Rory had never expected Lorelai's approval on 'The Jess Matter'. Maybe some small part of her was gleefully celebrating at the thought - it was so hard to rebel against someone who would accept everything you did. But the sharp-edged hatred that came out of her mother's mouth was something completely new to her. Were the two really so far separated that they would never see eye-to-eye? She was too afraid of the answer to ask, but she had a sneaking suspicion that it's their similarities, not their differences that create this enmity. The past and the future that describes them both.
It seems strange at this point to be distrustful. There's been so much that's happened in the last year that she can barely get her mind around what they're doing together, let alone what they're supposed to be doing now. He speaks so rarely in company and so passionately when they're alone - she's made a point of trusting his words because he uses them so scarcely. As if treating every one with near-religious respect. Yet she can't help but think, later, that the thought of Jess throwing a ball with 'a buddy'… even the football seems out of place in the story. (I don't want to talk to anyone else, I don't like anybody else.) She hates to doubt him, but this is more than doubt. This is knowing a lie when it's staring you in the face.
She picks up the Fountainhead again later, after he's left for a second time. She doesn't get very far into it, because she's realising how easily Roark destroys the lives of those around him, and hating him starts to come easily. She never wanted to hate him… hate either of them, so she put it to one side. Later - when he's told her he loves her - she wonders if it might be worth hating him to stop her self from loving him so much. She picks up the book again, and learns how to deal. Later still, she'll pick up his book, and it will teach her how he learnt to deal. It will make her cry.
She turns around, her key already in the front door, as a motorbike roars past her in the street. It's not anyone she knows, but motorcycles have meant her father to her forever, and will continue to despite the Volvo and anything else that might have happened. They weren't exactly commonplace in Star's Hollow, and she was still new enough to the City that every one was a treat. She thought about her Mom, and the long-laughed over reaction to Dean. (Dark hair, romantic eyes, looks a little dangerous? Tattoos are good too!) Only one man in her life that fitted that description, and it wasn't Dean. She'll keep looking out for motorcycles.

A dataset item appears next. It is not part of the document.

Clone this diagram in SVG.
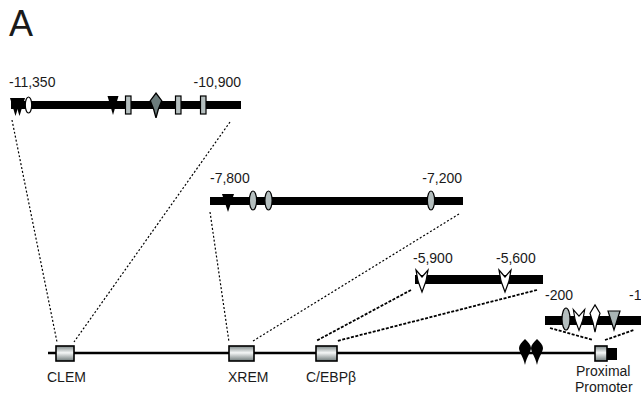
<svg xmlns="http://www.w3.org/2000/svg" width="641" height="400" viewBox="0 0 641 400">
  <style>
    text { font-family: "Liberation Sans", Arial, sans-serif; fill: #1a1a1a; }
    .pos { font-size: 14px; }
    .lbl { font-size: 14px; }
    .bar { fill: #000; }
    .dot1 { fill: none; stroke: #000; stroke-width: 1.2; stroke-dasharray: 2 2; }
    .dot2 { fill: none; stroke: #000; stroke-width: 1.8; stroke-dasharray: 3 1.5; }
    .site-rect { fill: #b4bebe; stroke: #000; stroke-width: 1.2; }
    .site-ell { fill: #b4bebe; stroke: #000; stroke-width: 1.2; }
    .site-ell-w { fill: #fff; stroke: #000; stroke-width: 1.2; }
    .tri-b { fill: #000; }
    .tri-g { fill: #a8b4b4; stroke: #000; stroke-width: 1.2; }
    .chev { fill: #fff; stroke: #000; stroke-width: 1.2; }
    .drop-g { fill: #6c7c7c; stroke: #000; stroke-width: 1.2; }
    .drop-w { fill: #fff; stroke: #000; stroke-width: 1.2; }
    .drop-b { fill: #000; }
    .elem { fill: url(#boxGrad); stroke: #000; stroke-width: 1.6; }
  </style>
  <defs>
    <linearGradient id="boxGrad" x1="0" y1="0" x2="0" y2="1">
      <stop offset="0" stop-color="#7d8888"/>
      <stop offset="0.45" stop-color="#f4f6f6"/>
      <stop offset="1" stop-color="#6f7a7a"/>
    </linearGradient>
    <path id="chevron" d="M -6,-11 L 0,-4 L 6,-11 L 4,0 L 0,11 L -4,0 Z"/>
    <path id="drop" d="M 0,-13 C 3,-10 6,-7 6,-4 C 6,0 2,4 0,13 C -2,4 -6,0 -6,-4 C -6,-7 -3,-10 0,-13 Z"/>
    <path id="diamond" d="M 0,-13 L 5,-5 L 2,4 L 0,13 L -2,4 L -5,-5 Z"/>
  </defs>

  <rect width="641" height="400" fill="#fff"/>

  <!-- panel letter -->
  <text x="9" y="36" style="font-size:36px">A</text>

  <!-- expansion lines from genomic elements to detail bars -->
  <g id="connectors">
    <line class="dot1" x1="12" y1="120" x2="57" y2="342"/>
    <line class="dot1" x1="230" y1="122" x2="74" y2="342"/>
    <line class="dot1" x1="210" y1="212" x2="229" y2="342"/>
    <line class="dot1" x1="459" y1="214" x2="253" y2="341"/>
    <line class="dot2" x1="411" y1="290" x2="316" y2="341"/>
    <line class="dot2" x1="537" y1="290" x2="337" y2="341"/>
    <line class="dot2" x1="550" y1="328" x2="593" y2="340"/>
    <line class="dot2" x1="605" y1="340" x2="634" y2="330"/>
  </g>

  <!-- main gene locus -->
  <g id="locus">
    <line x1="48" y1="353" x2="596" y2="353" stroke="#000" stroke-width="2.6"/>
    <g id="drops">
      <use href="#drop" class="drop-b" transform="translate(525,352)"/>
      <use href="#drop" class="drop-b" transform="translate(537,352)"/>
    </g>
  </g>

  <g id="clem">
    <rect class="elem" x="56" y="346" width="18" height="15"/>
    <text class="lbl" x="47" y="382">CLEM</text>
  </g>

  <g id="xrem">
    <rect class="elem" x="229" y="346" width="25" height="15"/>
    <text class="lbl" x="228" y="382">XREM</text>
  </g>

  <g id="cebpb">
    <rect class="elem" x="316" y="346" width="21" height="15"/>
    <text class="lbl" x="306" y="382">C/EBPβ</text>
  </g>

  <g id="proximal">
    <rect x="607" y="348" width="10" height="12" fill="#000"/>
    <rect class="elem" x="595" y="346" width="12" height="15"/>
    <text class="lbl" x="576" y="376">Proximal</text>
    <text class="lbl" x="575" y="392">Promoter</text>
  </g>

  <!-- detail: -11,350 to -10,900 -->
  <g id="detail-clem">
    <rect class="bar" x="11" y="101" width="230" height="8"/>
    <polygon class="tri-b" points="10,98 21,98 15.5,116"/>
    <polygon class="tri-b" points="14,98 25,98 19.5,116"/>
    <ellipse class="site-ell-w" cx="28.5" cy="105" rx="3.2" ry="8"/>
    <polygon class="tri-b" points="107.5,96 118.5,96 113,115"/>
    <rect class="site-rect" x="125.5" y="96" width="5.5" height="18"/>
    <use href="#diamond" class="drop-g" transform="translate(156,105.5) scale(1.15,0.95)"/>
    <rect class="site-rect" x="175.5" y="96" width="5.5" height="18"/>
    <rect class="site-rect" x="200.5" y="96" width="5.5" height="18"/>
    <text class="pos" x="9" y="87">-11,350</text>
    <text class="pos" x="241" y="87" text-anchor="end">-10,900</text>
  </g>

  <!-- detail: -7,800 to -7,200 -->
  <g id="detail-xrem">
    <rect class="bar" x="210" y="197" width="253" height="8"/>
    <polygon class="tri-b" points="222,194 234,194 228,212"/>
    <ellipse class="site-ell" cx="253" cy="200.5" rx="3.6" ry="9.5"/>
    <ellipse class="site-ell" cx="268.5" cy="200.5" rx="3.6" ry="9.5"/>
    <ellipse class="site-ell" cx="431" cy="200.5" rx="3.6" ry="9.5"/>
    <text class="pos" x="210" y="183">-7,800</text>
    <text class="pos" x="462" y="183" text-anchor="end">-7,200</text>
  </g>

  <!-- detail: -5,900 to -5,600 -->
  <g id="detail-cebpb">
    <rect class="bar" x="415" y="275" width="128" height="9"/>
    <use href="#chevron" class="chev" transform="translate(422,281)"/>
    <use href="#chevron" class="chev" transform="translate(505,281)"/>
    <text class="pos" x="413" y="263">-5,900</text>
    <text class="pos" x="496" y="263">-5,600</text>
  </g>

  <!-- detail: -200 to -1 -->
  <g id="detail-proximal">
    <rect class="bar" x="545" y="316" width="96" height="9"/>
    <ellipse class="site-ell" cx="566" cy="319" rx="4" ry="11"/>
    <use href="#chevron" class="chev" transform="translate(579,320) scale(0.95,0.95)"/>
    <use href="#diamond" class="drop-w" transform="translate(595,318.5) scale(1,1.05)"/>
    <polygon class="tri-g" points="608,311 620,311 614,330"/>
    <text class="pos" x="545" y="300">-200</text>
    <text class="pos" x="629" y="300">-1</text>
  </g>
</svg>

No creator was prompted by a desire to serve his brothers, for his brothers rejected the gift he offered and that gift destroyed the slothful routine of their lives. His truth was his only motive. His own truth, and his own work to achieve it in his own way. A symphony, a book, an engine, a philosophy, an airplane or a building - that was his goal and his life. Not those who heard, read, operated, believed, flew or inhabited the thing he had created. The creation, not its users.